— START —
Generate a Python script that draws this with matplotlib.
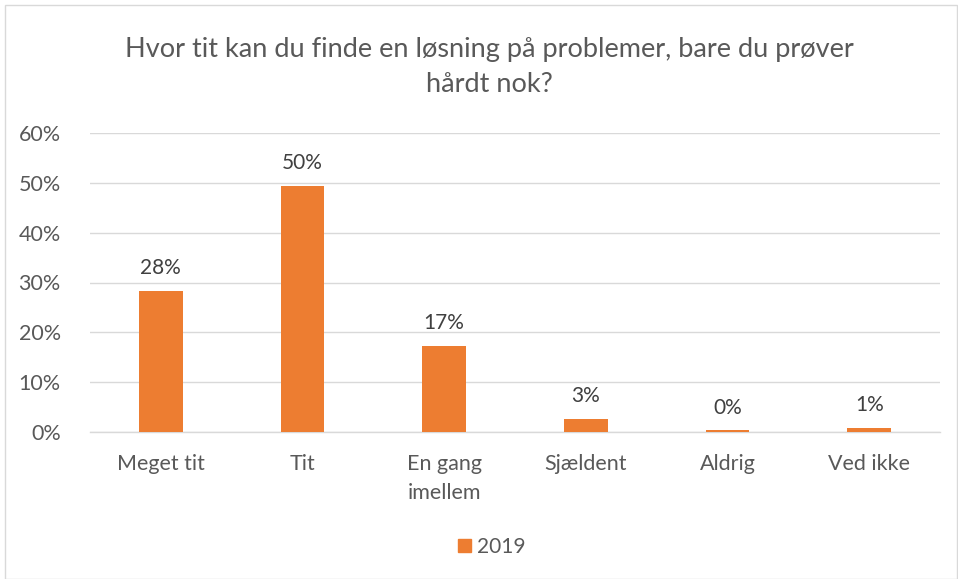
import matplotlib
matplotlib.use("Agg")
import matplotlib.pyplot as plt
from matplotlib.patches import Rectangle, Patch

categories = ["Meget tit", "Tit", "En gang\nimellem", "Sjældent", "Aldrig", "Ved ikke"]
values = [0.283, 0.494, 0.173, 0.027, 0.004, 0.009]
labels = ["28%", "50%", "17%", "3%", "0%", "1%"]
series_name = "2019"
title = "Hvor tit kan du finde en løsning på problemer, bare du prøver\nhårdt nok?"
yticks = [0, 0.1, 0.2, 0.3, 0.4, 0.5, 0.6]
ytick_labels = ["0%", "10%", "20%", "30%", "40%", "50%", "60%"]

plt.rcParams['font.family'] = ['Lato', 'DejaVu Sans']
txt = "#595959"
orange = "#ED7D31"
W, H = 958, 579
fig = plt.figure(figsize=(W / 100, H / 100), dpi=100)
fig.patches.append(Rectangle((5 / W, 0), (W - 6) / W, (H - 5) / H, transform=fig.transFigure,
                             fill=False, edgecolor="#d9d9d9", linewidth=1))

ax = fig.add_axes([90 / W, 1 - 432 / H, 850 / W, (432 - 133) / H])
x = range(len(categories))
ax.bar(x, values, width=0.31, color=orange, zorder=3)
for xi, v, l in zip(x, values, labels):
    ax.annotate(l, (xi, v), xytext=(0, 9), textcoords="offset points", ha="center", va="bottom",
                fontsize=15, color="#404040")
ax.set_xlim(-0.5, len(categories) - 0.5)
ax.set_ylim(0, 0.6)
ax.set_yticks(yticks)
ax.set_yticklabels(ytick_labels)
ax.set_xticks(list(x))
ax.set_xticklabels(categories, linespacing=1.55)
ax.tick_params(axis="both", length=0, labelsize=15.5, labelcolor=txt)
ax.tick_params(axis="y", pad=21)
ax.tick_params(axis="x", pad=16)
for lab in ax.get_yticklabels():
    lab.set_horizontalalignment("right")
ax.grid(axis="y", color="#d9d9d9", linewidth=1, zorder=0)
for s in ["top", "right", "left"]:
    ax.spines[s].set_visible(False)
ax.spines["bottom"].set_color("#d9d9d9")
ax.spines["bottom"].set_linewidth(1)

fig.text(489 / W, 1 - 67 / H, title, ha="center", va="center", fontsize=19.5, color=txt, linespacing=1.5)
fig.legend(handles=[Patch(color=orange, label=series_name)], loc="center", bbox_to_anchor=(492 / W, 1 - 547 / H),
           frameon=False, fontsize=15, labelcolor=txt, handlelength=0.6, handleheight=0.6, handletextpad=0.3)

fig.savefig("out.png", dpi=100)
— END —
**TASK BRIEF:** Transcribe all of the material exactly, leaving out whatever pictures it contains.

**WRITTEN SOLUTION:**
Generate a Python script that draws this with matplotlib.
import matplotlib
matplotlib.use("Agg")
import matplotlib.pyplot as plt
from matplotlib.patches import Rectangle, Patch

categories = ["Meget tit", "Tit", "En gang\nimellem", "Sjældent", "Aldrig", "Ved ikke"]
values = [0.283, 0.494, 0.173, 0.027, 0.004, 0.009]
labels = ["28%", "50%", "17%", "3%", "0%", "1%"]
series_name = "2019"
title = "Hvor tit kan du finde en løsning på problemer, bare du prøver\nhårdt nok?"
yticks = [0, 0.1, 0.2, 0.3, 0.4, 0.5, 0.6]
ytick_labels = ["0%", "10%", "20%", "30%", "40%", "50%", "60%"]

plt.rcParams['font.family'] = ['Lato', 'DejaVu Sans']
txt = "#595959"
orange = "#ED7D31"
W, H = 958, 579
fig = plt.figure(figsize=(W / 100, H / 100), dpi=100)
fig.patches.append(Rectangle((5 / W, 0), (W - 6) / W, (H - 5) / H, transform=fig.transFigure,
                             fill=False, edgecolor="#d9d9d9", linewidth=1))

ax = fig.add_axes([90 / W, 1 - 432 / H, 850 / W, (432 - 133) / H])
x = range(len(categories))
ax.bar(x, values, width=0.31, color=orange, zorder=3)
for xi, v, l in zip(x, values, labels):
    ax.annotate(l, (xi, v), xytext=(0, 9), textcoords="offset points", ha="center", va="bottom",
                fontsize=15, color="#404040")
ax.set_xlim(-0.5, len(categories) - 0.5)
ax.set_ylim(0, 0.6)
ax.set_yticks(yticks)
ax.set_yticklabels(ytick_labels)
ax.set_xticks(list(x))
ax.set_xticklabels(categories, linespacing=1.55)
ax.tick_params(axis="both", length=0, labelsize=15.5, labelcolor=txt)
ax.tick_params(axis="y", pad=21)
ax.tick_params(axis="x", pad=16)
for lab in ax.get_yticklabels():
    lab.set_horizontalalignment("right")
ax.grid(axis="y", color="#d9d9d9", linewidth=1, zorder=0)
for s in ["top", "right", "left"]:
    ax.spines[s].set_visible(False)
ax.spines["bottom"].set_color("#d9d9d9")
ax.spines["bottom"].set_linewidth(1)

fig.text(489 / W, 1 - 67 / H, title, ha="center", va="center", fontsize=19.5, color=txt, linespacing=1.5)
fig.legend(handles=[Patch(color=orange, label=series_name)], loc="center", bbox_to_anchor=(492 / W, 1 - 547 / H),
           frameon=False, fontsize=15, labelcolor=txt, handlelength=0.6, handleheight=0.6, handletextpad=0.3)

fig.savefig("out.png", dpi=100)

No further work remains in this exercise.